My Inner Burning - Eleven Scars

Review

Gothic Metal ist ein Genre, das bei mir überproportional stark unter Verrissen zu leiden hat. Das liegt nicht daran, dass sich unter der Oberfläche in mir ein verkappter Thrasher verbirgt, sondern weil wohl keine Schublade wie diese so unter den eigenen Restriktionen zu leiden hat. War es in den 90ern noch revolutionär, brachiale Härte mit stimmiger Melodik dynamisch zu einem düsteren Ganzen zu mischen, wirken Songs des Genres heute oft altbacken und vorhersehbar. Dann muss auf jede riffige Strophe ein epischer Refrain folgen, die obligatorische Sängerin braucht einen männlichen Assistenz-Grunzer, und das Tempo bleibt im gediegenen Mittelbereich – außer natürlich bei den Balladen. MY INNER BURNING treten in genau diese Fettnäpfchen, können sich aber bei Haupt-Songwriter und Gitarrist Torsten Sauerbrey bedanken, dass „Eleven Scars“ dennoch ein echt starkes Album geworden ist.

Und das darf man sich weniger so vorstellen, als ob er einen bestimmten Stil prägen würde, der unverkennbar MY INNER BURNING repräsentiert, sondern eher, dass er einfach Ahnung vom Komponieren hat. Was in diesem Album fetzen soll fetzt, was riffen soll rifft, und was sich in Epik ergießen will, tut genau das.
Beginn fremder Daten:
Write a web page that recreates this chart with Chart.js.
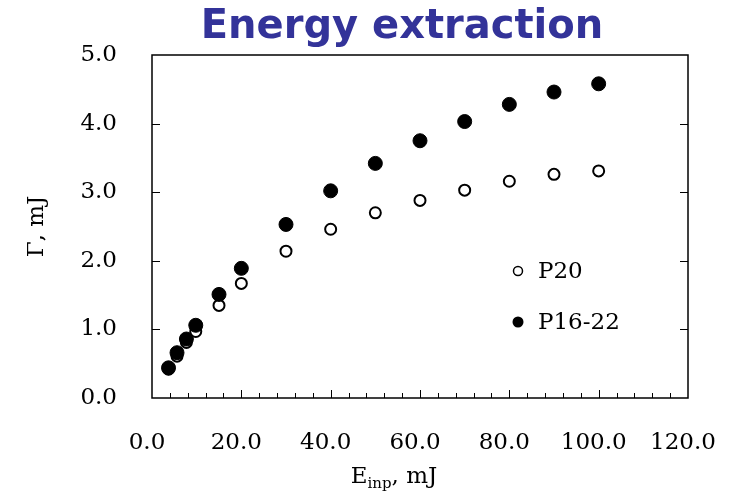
<!DOCTYPE html>
<html>
<head>
<meta charset="utf-8">
<script src="https://cdn.jsdelivr.net/npm/chart.js@4"></script>
<style>
  body { margin: 0; background: #fff; }
  #wrap { width: 737px; height: 494px; position: relative; }
</style>
</head>
<body>
<div id="wrap"><canvas id="energyChart"></canvas></div>
<script>
// input energy, mJ
const energyInput = [3.7, 5.6, 7.7, 9.8, 15, 20, 30, 40, 50, 60, 70, 80, 90, 100];
// extracted energy, mJ
const p20 = [0.42, 0.61, 0.81, 0.97, 1.35, 1.67, 2.14, 2.46, 2.70, 2.88, 3.03, 3.16, 3.26, 3.31];
const p1622 = [0.44, 0.66, 0.86, 1.06, 1.51, 1.89, 2.53, 3.02, 3.42, 3.75, 4.03, 4.28, 4.46, 4.58];
const seriesNames = ["P20", "P16-22"];

const serif = "'DejaVu Serif', serif";

// frame, inward ticks, legend, title and x axis title
const decorations = {
  id: "decorations",
  afterDatasetsDraw(chart) {
    const c = chart.ctx;
    const a = chart.chartArea;
    const x = chart.scales.x;
    const y = chart.scales.y;
    c.save();
    c.strokeStyle = "#000";
    c.lineWidth = 1.5;
    c.strokeRect(a.left, a.top, a.right - a.left, a.bottom - a.top);

    c.lineWidth = 1;
    c.beginPath();
    for (let v = 4; v < 120; v += 4) {
      const px = Math.round(x.getPixelForValue(v)) + 0.5;
      const len = v % 20 === 0 ? 8 : 5;
      c.moveTo(px, a.bottom);
      c.lineTo(px, a.bottom - len);
    }
    for (let v = 1; v < 5; v++) {
      const py = Math.round(y.getPixelForValue(v)) + 0.5;
      c.moveTo(a.left, py);
      c.lineTo(a.left + 8, py);
      c.moveTo(a.right, py);
      c.lineTo(a.right - 8, py);
    }
    c.stroke();

    // legend
    c.font = "23px " + serif;
    c.textBaseline = "middle";
    c.textAlign = "left";
    c.beginPath();
    c.arc(518, 271, 4.5, 0, Math.PI * 2);
    c.fillStyle = "#fff";
    c.fill();
    c.lineWidth = 1.5;
    c.stroke();
    c.fillStyle = "#000";
    c.fillText(seriesNames[0], 538, 272);
    c.beginPath();
    c.arc(518, 322, 5.5, 0, Math.PI * 2);
    c.fill();
    c.fillText(seriesNames[1], 538, 323);

    // x axis title with subscript
    c.textBaseline = "alphabetic";
    const big = "23px " + serif, small = "15px " + serif;
    c.font = big;
    const wE = c.measureText("E").width;
    const wTail = c.measureText(", mJ").width;
    c.font = small;
    const wSub = c.measureText("inp").width;
    let tx = 394 - (wE + wSub + wTail) / 2;
    c.font = big;
    c.fillText("E", tx, 483);
    tx += wE;
    c.font = small;
    c.fillText("inp", tx, 488);
    tx += wSub;
    c.font = big;
    c.fillText(", mJ", tx, 483);

    // chart title
    c.font = "bold 40px 'DejaVu Sans', sans-serif";
    c.fillStyle = "#333399";
    c.textAlign = "center";
    c.fillText("Energy extraction", 402, 38);
    c.restore();
  }
};

new Chart(document.getElementById("energyChart"), {
  type: "scatter",
  data: {
    datasets: [
      {
        label: seriesNames[0],
        data: energyInput.map((e, i) => ({ x: e, y: p20[i] })),
        pointRadius: 5.5,
        pointBorderWidth: 2,
        pointBackgroundColor: "#fff",
        pointBorderColor: "#000",
        order: 1
      },
      {
        label: seriesNames[1],
        data: energyInput.map((e, i) => ({ x: e, y: p1622[i] })),
        pointRadius: 7,
        pointBorderWidth: 1,
        pointBackgroundColor: "#000",
        pointBorderColor: "#000",
        order: 0
      }
    ]
  },
  options: {
    responsive: true,
    maintainAspectRatio: false,
    animation: false,
    events: [],
    layout: { padding: { top: 55, right: 49, left: 0, bottom: 0 } },
    plugins: {
      legend: { display: false },
      tooltip: { enabled: false }
    },
    scales: {
      x: {
        type: "linear",
        min: 0,
        max: 120,
        afterFit: (s) => { s.height = 96; s.paddingLeft = 0; s.paddingRight = 0; },
        grid: { display: false, drawTicks: false },
        border: { display: false },
        ticks: {
          stepSize: 20,
          padding: 31,
          labelOffset: -5,
          color: "#000",
          font: { family: serif, size: 23 },
          callback: (v) => v.toFixed(1)
        }
      },
      y: {
        min: 0,
        max: 5,
        afterFit: (s) => { s.width = 152; s.paddingTop = 0; s.paddingBottom = 0; },
        grid: { display: false, drawTicks: false },
        border: { display: false },
        title: {
          display: true,
          text: "Γ, mJ",
          color: "#000",
          font: { family: serif, size: 23 },
          padding: { top: 23, bottom: 0 }
        },
        ticks: {
          stepSize: 1,
          padding: 35,
          color: "#000",
          font: { family: serif, size: 23 },
          callback: (v) => v.toFixed(1)
        }
      }
    }
  },
  plugins: [decorations]
});
</script>
</body>
</html>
Darüber hinaus haben die Nummern einen dynamischen roten Faden und mitunter auch mal das eine oder andere Element, das man so jetzt nicht erwartet hätte, wie etwa der Double-Bass-Einsatz im flotten „New Breed“. Und um die Sache noch besser zu machen, gibt es in der ersten und letzten Nummer dann doch noch den Hauch von Innovation: „Masquerade“ aufgrund einer mächtigen, rhythmusbrechenden Progressivität in den Strophen, und „Home Sick“, weil es eine gelungene Halbballade im Dreivierteltakt ist. Ist zwar nicht komplett neu, hört man aber viel zu selten.
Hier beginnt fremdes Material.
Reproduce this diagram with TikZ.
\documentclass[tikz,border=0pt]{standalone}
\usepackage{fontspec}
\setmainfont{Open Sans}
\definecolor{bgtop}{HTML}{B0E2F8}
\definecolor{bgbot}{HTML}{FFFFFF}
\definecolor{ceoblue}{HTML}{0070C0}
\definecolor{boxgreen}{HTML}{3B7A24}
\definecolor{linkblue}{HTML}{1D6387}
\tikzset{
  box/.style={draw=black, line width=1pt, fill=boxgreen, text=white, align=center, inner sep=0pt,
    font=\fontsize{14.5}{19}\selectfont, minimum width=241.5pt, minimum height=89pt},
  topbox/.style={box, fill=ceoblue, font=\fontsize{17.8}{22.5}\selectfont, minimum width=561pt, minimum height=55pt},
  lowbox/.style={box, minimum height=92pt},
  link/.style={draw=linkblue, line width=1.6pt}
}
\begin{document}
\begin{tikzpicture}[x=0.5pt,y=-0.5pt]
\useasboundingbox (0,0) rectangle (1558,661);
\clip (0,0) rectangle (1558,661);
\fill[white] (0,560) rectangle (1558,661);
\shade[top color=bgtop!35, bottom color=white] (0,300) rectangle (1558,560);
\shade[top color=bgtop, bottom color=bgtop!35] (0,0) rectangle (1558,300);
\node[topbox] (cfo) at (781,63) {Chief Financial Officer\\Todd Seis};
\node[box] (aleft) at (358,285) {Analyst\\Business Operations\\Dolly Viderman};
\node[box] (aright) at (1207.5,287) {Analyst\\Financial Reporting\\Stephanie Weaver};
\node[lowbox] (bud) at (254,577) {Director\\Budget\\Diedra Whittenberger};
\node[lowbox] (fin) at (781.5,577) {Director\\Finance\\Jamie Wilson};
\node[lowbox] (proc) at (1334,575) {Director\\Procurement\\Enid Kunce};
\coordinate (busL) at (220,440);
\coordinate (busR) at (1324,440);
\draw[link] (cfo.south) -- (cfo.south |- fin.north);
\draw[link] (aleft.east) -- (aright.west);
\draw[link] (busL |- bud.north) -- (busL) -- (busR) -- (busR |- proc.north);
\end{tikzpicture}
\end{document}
Das klingt zwar alles eher unspektakulär, doch sorgen auch die vielen „traditionelleren“ Nummern für eine Dichte an Ohrwurm- und Luftgitarrepassagen, wie „Analyse“ oder „Demons“, dass man die komplette Spielzeit begeistert dabei bleibt. Was auch deswegen beachtlich ist, als dass „Eleven Scars“ dem auch schon hochgelobten, selbstbetitelten Debütalbum in nur zwei Jahren gefolgt ist. Dennoch ist das Album eher deswegen so stark, weil kein einziges Songelement auf der ganzen Platte mit weniger als „großartig“ bezeichnet werden kann, anstatt, dass es frische, neue Akzente setzen könnte. Welche ich der Band und Sauerbrey aber definitiv zutraue. Deswegen: Etwas mehr Revolution auf dem Nachfolger bitte!